# Used Onstar SOS today.



## obermd (Mar 3, 2012)

Excellent.


----------



## OnStar Advisor (Oct 23, 2012)

rmass09 said:


> was driving down i71 towards Cincinnati and about halfway there what looked to be a jeep liberty (judging by its 6am 90 degree snowstorm orientation to me) hit a patch of black ice on a bridge and spun out, went a crossed the median and hit the wall on the other side of the interstate (passed through the oncoming lanes). I pulled over (took longer because I skidded the distance of the bridge on the ice) luckily my cruze went straight as an arrow. Pushed the red button and told the onstar guy what happened. Passed a state trooper headed there shortly after so I guess it worked.
> 
> 
> Be safe out there people.



Hi rmass09, 

I'm glad you're ok! Thank you for helping out a fellow driver, we encourage our subscribers to be Good Samaritans & report accidents for quick assistance. 

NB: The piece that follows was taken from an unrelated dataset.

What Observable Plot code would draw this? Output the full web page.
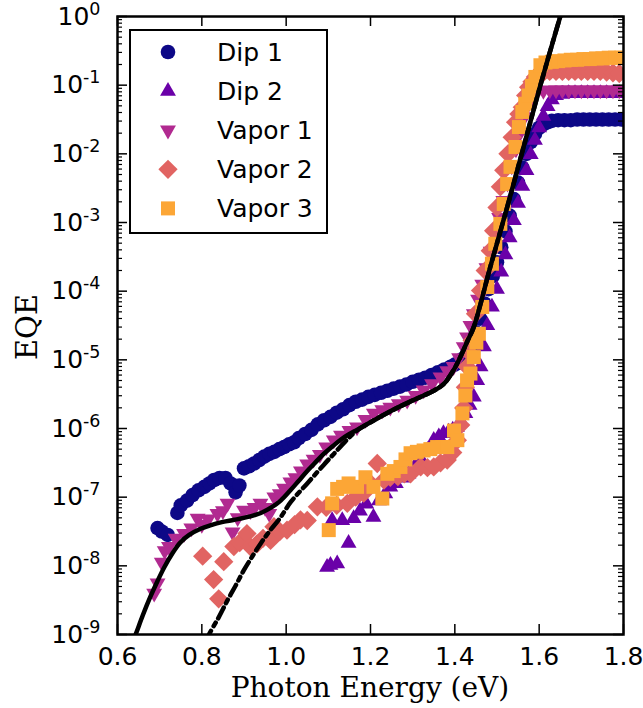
<!DOCTYPE html>
<html><head><meta charset="utf-8">
<script src="https://cdn.jsdelivr.net/npm/d3@7"></script>
<script src="https://cdn.jsdelivr.net/npm/@observablehq/plot@0.6"></script>
<style>
body{margin:0;background:#fff;}
#chart{position:relative;width:643px;height:708px;}
</style></head><body><div id="chart"></div>
<script>
// ---- data: [photon energy (eV), log10(EQE)] ----
const seriesNames = ["Dip 1","Dip 2","Vapor 1","Vapor 2","Vapor 3"];
const seriesColors = ["#0d0887","#6a00a8","#b12a90","#e16462","#fca636"];

const dip1 = [[0.695,-7.45],[0.705,-7.50],[0.719,-7.55],[0.742,-7.23],[0.750,-7.12],[0.765,-7.05],[0.778,-6.97],[0.792,-6.90],[0.806,-6.85],[0.818,-6.80],[0.829,-6.75],[0.842,-6.72],[0.856,-6.72],[0.868,-6.80],[0.880,-6.93],[0.889,-6.83],[0.900,-6.58],[0.912,-6.55],[0.924,-6.51],[0.936,-6.46],[0.948,-6.41],[0.960,-6.37],[0.972,-6.34],[0.984,-6.30],[0.995,-6.27],[1.007,-6.23],[1.019,-6.20],[1.030,-6.14],[1.045,-6.08],[1.060,-6.02],[1.075,-5.94],[1.090,-5.88],[1.105,-5.83],[1.120,-5.77],[1.135,-5.72],[1.150,-5.66],[1.165,-5.61],[1.180,-5.58],[1.195,-5.54],[1.210,-5.51],[1.225,-5.48],[1.240,-5.45],[1.255,-5.42],[1.270,-5.39],[1.285,-5.36],[1.300,-5.32],[1.315,-5.29],[1.330,-5.26],[1.345,-5.22],[1.360,-5.18],[1.375,-5.14],[1.390,-5.10],[1.400,-5.07],[1.410,-5.04],[1.420,-4.98],[1.430,-4.90],[1.440,-4.80],[1.450,-4.60],[1.460,-4.40],[1.470,-4.18],[1.480,-3.97],[1.490,-3.78],[1.500,-3.58],[1.510,-3.36],[1.520,-3.13],[1.530,-2.90],[1.540,-2.66],[1.550,-2.42],[1.560,-2.20],[1.570,-2.00],[1.580,-1.83],[1.590,-1.71],[1.600,-1.62],[1.610,-1.57],[1.620,-1.54],[1.630,-1.52],[1.645,-1.51],[1.660,-1.51],[1.675,-1.51],[1.690,-1.50],[1.705,-1.50],[1.720,-1.50],[1.735,-1.50],[1.750,-1.50],[1.765,-1.50],[1.780,-1.50],[1.795,-1.50]];

const dip2 = [[1.097,-8.02],[1.105,-7.99],[1.109,-7.34],[1.121,-7.97],[1.133,-7.34],[1.148,-7.67],[1.160,-7.31],[1.175,-7.20],[1.190,-7.10],[1.207,-7.29],[1.220,-7.05],[1.235,-6.95],[1.247,-6.85],[1.260,-6.80],[1.275,-6.72],[1.290,-6.66],[1.305,-6.55],[1.320,-6.45],[1.335,-6.32],[1.350,-6.17],[1.362,-6.12],[1.373,-6.07],[1.385,-6.05],[1.395,-6.02],[1.405,-5.98],[1.415,-5.90],[1.425,-5.78],[1.435,-5.66],[1.445,-5.54],[1.453,-5.30],[1.461,-5.10],[1.469,-4.81],[1.477,-4.50],[1.488,-4.23],[1.500,-3.97],[1.510,-3.72],[1.520,-3.47],[1.530,-3.22],[1.540,-2.97],[1.550,-2.72],[1.560,-2.47],[1.570,-2.24],[1.580,-2.01],[1.590,-1.80],[1.600,-1.62],[1.610,-1.45],[1.620,-1.31],[1.630,-1.21],[1.640,-1.15],[1.655,-1.13],[1.670,-1.12],[1.685,-1.12],[1.700,-1.12],[1.715,-1.12],[1.730,-1.12],[1.745,-1.12],[1.760,-1.12],[1.775,-1.12],[1.790,-1.12]];

const vapor1 = [[0.687,-8.40],[0.695,-8.25],[0.705,-7.95],[0.712,-7.78],[0.722,-7.72],[0.738,-7.60],[0.758,-7.53],[0.775,-7.45],[0.790,-7.31],[0.800,-7.40],[0.815,-7.32],[0.837,-7.24],[0.850,-7.20],[0.861,-7.09],[0.873,-7.51],[0.885,-7.30],[0.900,-7.19],[0.915,-7.20],[0.925,-7.15],[0.939,-7.09],[0.950,-7.15],[0.960,-7.24],[0.972,-7.00],[0.985,-6.95],[0.995,-6.87],[1.010,-6.78],[1.022,-6.72],[1.035,-6.62],[1.050,-6.52],[1.065,-6.45],[1.080,-6.38],[1.095,-6.27],[1.113,-6.17],[1.130,-6.10],[1.150,-6.03],[1.168,-5.98],[1.188,-5.87],[1.208,-5.78],[1.228,-5.73],[1.247,-5.69],[1.267,-5.64],[1.287,-5.59],[1.307,-5.52],[1.326,-5.44],[1.346,-5.35],[1.366,-5.25],[1.382,-5.16],[1.397,-5.10],[1.410,-4.97],[1.421,-4.81],[1.429,-4.67],[1.437,-4.50],[1.445,-4.33],[1.455,-4.12],[1.465,-3.90],[1.475,-3.66],[1.485,-3.42],[1.495,-3.18],[1.505,-2.93],[1.515,-2.68],[1.525,-2.43],[1.535,-2.18],[1.545,-1.93],[1.555,-1.69],[1.565,-1.46],[1.575,-1.27],[1.585,-1.15],[1.595,-1.10],[1.610,-1.08],[1.625,-1.07],[1.640,-1.07],[1.655,-1.07],[1.670,-1.07],[1.685,-1.07],[1.700,-1.07],[1.715,-1.07],[1.730,-1.07],[1.745,-1.07],[1.760,-1.07],[1.775,-1.07],[1.790,-1.07]];

const vapor2 = [[0.802,-7.86],[0.828,-8.20],[0.840,-8.48],[0.852,-7.94],[0.876,-7.72],[0.890,-7.66],[0.907,-7.53],[0.915,-7.72],[0.931,-7.68],[0.945,-7.60],[0.963,-7.63],[0.971,-7.43],[0.985,-7.50],[1.002,-7.48],[1.020,-7.40],[1.034,-7.33],[1.050,-7.34],[1.074,-7.14],[1.095,-7.15],[1.120,-7.12],[1.145,-7.09],[1.165,-7.00],[1.184,-6.94],[1.200,-6.80],[1.216,-6.51],[1.232,-6.75],[1.247,-6.71],[1.265,-6.70],[1.280,-6.66],[1.295,-6.66],[1.319,-6.56],[1.335,-6.57],[1.350,-6.56],[1.366,-6.50],[1.382,-6.46],[1.395,-6.35],[1.406,-6.17],[1.414,-5.95],[1.421,-5.70],[1.425,-5.40],[1.429,-5.10],[1.435,-4.90],[1.441,-4.72],[1.449,-4.33],[1.461,-3.99],[1.472,-3.70],[1.484,-3.41],[1.492,-3.12],[1.500,-2.78],[1.508,-2.48],[1.516,-2.24],[1.526,-2.00],[1.536,-1.76],[1.544,-1.54],[1.552,-1.42],[1.560,-1.32],[1.568,-1.15],[1.575,-1.03],[1.583,-0.95],[1.591,-0.88],[1.600,-0.83],[1.611,-0.81],[1.625,-0.80],[1.640,-0.80],[1.655,-0.80],[1.670,-0.80],[1.685,-0.80],[1.700,-0.80],[1.715,-0.80],[1.730,-0.80],[1.745,-0.80],[1.760,-0.81],[1.775,-0.82],[1.790,-0.83]];

const vapor3 = [[1.101,-7.48],[1.109,-7.09],[1.121,-6.88],[1.135,-6.85],[1.148,-6.80],[1.168,-6.85],[1.188,-6.71],[1.207,-6.85],[1.228,-7.02],[1.240,-6.66],[1.255,-6.62],[1.271,-6.56],[1.283,-6.45],[1.295,-6.36],[1.310,-6.34],[1.326,-6.32],[1.342,-6.30],[1.358,-6.27],[1.370,-6.27],[1.382,-6.27],[1.398,-6.03],[1.406,-6.17],[1.418,-5.78],[1.425,-5.52],[1.429,-5.30],[1.437,-5.20],[1.445,-4.96],[1.451,-4.75],[1.457,-4.62],[1.465,-4.23],[1.477,-3.94],[1.488,-3.60],[1.496,-3.31],[1.508,-3.02],[1.516,-2.73],[1.524,-2.44],[1.532,-2.19],[1.544,-1.90],[1.552,-1.61],[1.560,-1.39],[1.567,-1.27],[1.575,-1.15],[1.583,-1.01],[1.591,-0.88],[1.603,-0.71],[1.615,-0.67],[1.630,-0.66],[1.645,-0.65],[1.660,-0.64],[1.675,-0.63],[1.690,-0.63],[1.705,-0.62],[1.720,-0.62],[1.735,-0.61],[1.750,-0.61],[1.765,-0.60],[1.780,-0.60],[1.795,-0.60]];

// model curves
const fitSolid = [[0.635,-9.12],[0.643,-9.00],[0.660,-8.72],[0.678,-8.45],[0.695,-8.22],[0.711,-8.02],[0.730,-7.82],[0.749,-7.66],[0.770,-7.55],[0.797,-7.46],[0.820,-7.41],[0.850,-7.36],[0.877,-7.33],[0.915,-7.28],[0.940,-7.23],[0.965,-7.15],[0.987,-7.05],[1.010,-6.90],[1.030,-6.76],[1.050,-6.62],[1.070,-6.49],[1.089,-6.37],[1.110,-6.26],[1.130,-6.16],[1.150,-6.08],[1.168,-6.02],[1.200,-5.91],[1.247,-5.75],[1.290,-5.62],[1.326,-5.52],[1.350,-5.45],[1.374,-5.35],[1.397,-5.15],[1.413,-4.96],[1.429,-4.74],[1.445,-4.52],[1.484,-3.65],[1.524,-2.78],[1.563,-1.90],[1.603,-1.00],[1.650,0.00],[1.660,0.20]];
const fitDashDot = [[0.810,-9.10],[0.817,-9.00],[0.840,-8.75],[0.861,-8.50],[0.880,-8.29],[0.900,-8.06],[0.920,-7.86],[0.940,-7.67],[0.960,-7.50],[0.986,-7.30],[1.011,-7.07],[1.050,-6.80],[1.089,-6.53],[1.113,-6.37],[1.140,-6.19],[1.168,-6.03],[1.200,-5.91],[1.247,-5.75],[1.290,-5.62],[1.326,-5.52],[1.350,-5.45],[1.374,-5.35],[1.397,-5.15],[1.413,-4.96],[1.429,-4.74],[1.445,-4.52],[1.484,-3.65],[1.524,-2.78],[1.563,-1.90],[1.603,-1.00],[1.650,0.00],[1.660,0.20]];

// ticks
const xTicks = [0.6, 0.8, 1.0, 1.2, 1.4, 1.6, 1.8];
const yExponents = [-9,-8,-7,-6,-5,-4,-3,-2,-1,0];
const minorMultipliers = [2,3,4,5,6,7,8,9];

// ---- build tables ----
const toRows = (arr) => arr.map(([E, lg]) => ({E, eqe: Math.pow(10, lg)}));
const seriesData = [dip1, dip2, vapor1, vapor2, vapor3].map(toRows);
const seriesStyle = [
  {symbol: "circle", rotate: 0, r: 7.3},
  {symbol: "triangle", rotate: 0, r: 5.9},
  {symbol: "triangle", rotate: 180, r: 5.9},
  {symbol: "square", rotate: 45, r: 7.7},
  {symbol: "square", rotate: 0, r: 7.9}
];
const yMajor = yExponents.map(e => Math.pow(10, e));
const yMinor = yExponents.slice(0, -1).flatMap(e => minorMultipliers.map(m => m * Math.pow(10, e)));

const W = 643, H = 708, mL = 117, mR = 20, mT = 16, mB = 74;
const pw = W - mL - mR, ph = H - mT - mB;

const dotMarks = seriesData.map((rows, i) => Plot.dot(rows, {
  x: "E", y: "eqe", fill: seriesColors[i], stroke: "none",
  r: seriesStyle[i].r, symbol: seriesStyle[i].symbol, rotate: seriesStyle[i].rotate, clip: true
}));

const plot = Plot.plot({
  width: W, height: H,
  marginLeft: mL, marginRight: mR, marginTop: mT, marginBottom: mB,
  style: {fontFamily: "DejaVu Sans", fontSize: "25px", color: "black", background: "white", overflow: "visible"},
  x: {domain: [0.6, 1.8]},
  y: {type: "log", domain: [1e-9, 1]},
  marks: [
    ...dotMarks,
    Plot.line(toRows(fitDashDot), {x: "E", y: "eqe", stroke: "black", strokeWidth: 4.5, strokeDasharray: "12,5,4,5", curve: "catmull-rom", clip: true}),
    Plot.line(toRows(fitSolid), {x: "E", y: "eqe", stroke: "black", strokeWidth: 4.5, curve: "catmull-rom", clip: true}),
    // inward major ticks
    Plot.tickX(xTicks, {x: d => d, stroke: "black", strokeWidth: 1.5, insetTop: ph - 10}),
    Plot.tickX(xTicks, {x: d => d, stroke: "black", strokeWidth: 1.5, insetBottom: ph - 10}),
    Plot.tickY(yMajor, {y: d => d, stroke: "black", strokeWidth: 1.5, insetRight: pw - 10}),
    Plot.tickY(yMajor, {y: d => d, stroke: "black", strokeWidth: 1.5, insetLeft: pw - 10}),
    Plot.tickY(yMinor, {y: d => d, stroke: "black", strokeWidth: 1.2, insetRight: pw - 5}),
    Plot.tickY(yMinor, {y: d => d, stroke: "black", strokeWidth: 1.2, insetLeft: pw - 5}),
    Plot.frame({stroke: "black", strokeWidth: 2.5}),
    Plot.axisX({ticks: xTicks, anchor: "bottom", tickSize: 0, tickPadding: 13, tickFormat: d3.format(".1f"), label: null, fontSize: 25}),
    Plot.axisY({ticks: yMajor, anchor: "left", tickSize: 0, tickPadding: 17, tickFormat: d => String(Math.round(Math.log10(d))), label: null, fontSize: 25})
  ]
});

document.getElementById("chart").appendChild(plot);

// superscript exponents on y tick labels (10^n)
const NS = "http://www.w3.org/2000/svg";
plot.querySelectorAll('g[aria-label="y-axis tick label"] text').forEach(t => {
  const exp = t.textContent;
  t.textContent = "";
  const base = document.createElementNS(NS, "tspan");
  base.textContent = "10";
  const sup = document.createElementNS(NS, "tspan");
  sup.setAttribute("dy", "-10");
  sup.setAttribute("font-size", "17.5");
  sup.textContent = exp;
  t.appendChild(base); t.appendChild(sup);
});

const svg = d3.select(plot);
// axis titles
svg.append("text").attr("x", mL + pw / 2).attr("y", 697)
  .attr("text-anchor", "middle").attr("font-family", "DejaVu Serif").attr("font-size", 28)
  .attr("fill", "black").text("Photon Energy (eV)");
svg.append("text").attr("transform", "translate(37,327) rotate(-90)")
  .attr("text-anchor", "middle").attr("font-family", "DejaVu Serif").attr("font-size", 29)
  .attr("fill", "black").text("EQE");

// legend
const lg = svg.append("g").attr("aria-label", "legend");
lg.append("rect").attr("x", 130).attr("y", 30).attr("width", 197).attr("height", 203)
  .attr("fill", "white").attr("stroke", "black").attr("stroke-width", 2);
const symType = {circle: d3.symbolCircle, triangle: d3.symbolTriangle, square: d3.symbolSquare};
seriesNames.forEach((name, i) => {
  const cy = 52 + i * 39.1;
  const st = seriesStyle[i];
  lg.append("path")
    .attr("d", d3.symbol(symType[st.symbol], Math.PI * st.r * st.r)())
    .attr("transform", `translate(168,${cy}) rotate(${st.rotate})`)
    .attr("fill", seriesColors[i]);
  lg.append("text").attr("x", 217).attr("y", cy).attr("dy", "0.35em")
    .attr("text-anchor", "start")
    .attr("font-family", "DejaVu Sans").attr("font-size", 25).attr("fill", "black").text(name);
});
</script>
</body></html>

Drive safe out there everyone!

-Jessica, OnStar Advisor
Social Media Team


----------



## GoldenCruze (Dec 18, 2011)

I have made several Good Samaritan reports to OnStar since I got my Cruze a year ago.


----------



## ErikBEggs (Aug 20, 2011)

This actually makes me feel all warm and fuzzy. I was ready to ditch OnStar before my insurance company came forward and said they pay for an entire year because they like having safer cars on the road (guess it makes them feel fuzzy too).


----------



## OnStar Advisor (Oct 23, 2012)

GoldenCruze said:


> I have made several Good Samaritan reports to OnStar since I got my Cruze a year ago.



Thank you too GoldenCruze! I also get the warm and fuzzies when hearing these stories. It's nice to know that someone will be there when its needed the most.

-Jessica, OnStar Advisor
Social Media Team


----------



## TGrayEco (Feb 25, 2011)

I've used mine a lot over the last year. Just used it yesterday actually. Makes me feel great to be able to help people out like that. 

Sent from my DROID X2 using AutoGuide.Com Free App


----------



## rmass09 (Apr 17, 2011)

Yea I'll use it whenever I think someone would benefit from it. Its too easy to not do it. I know if I was stranded in a snowstorm I'd want some help. Who knows if he/she was from out of state and would have to wait a while for help. At the least a trooper could come so they could at least stay warm.


----------



## oMAHONEYo (Mar 23, 2012)

Yep! I've used mine a few times (once was for myself!). Awesome feature. I was actually going to cancel onstar until my car overheated and puked coolant all over the 401. Since then I've thanked my lucky stars for onstar (heh).


----------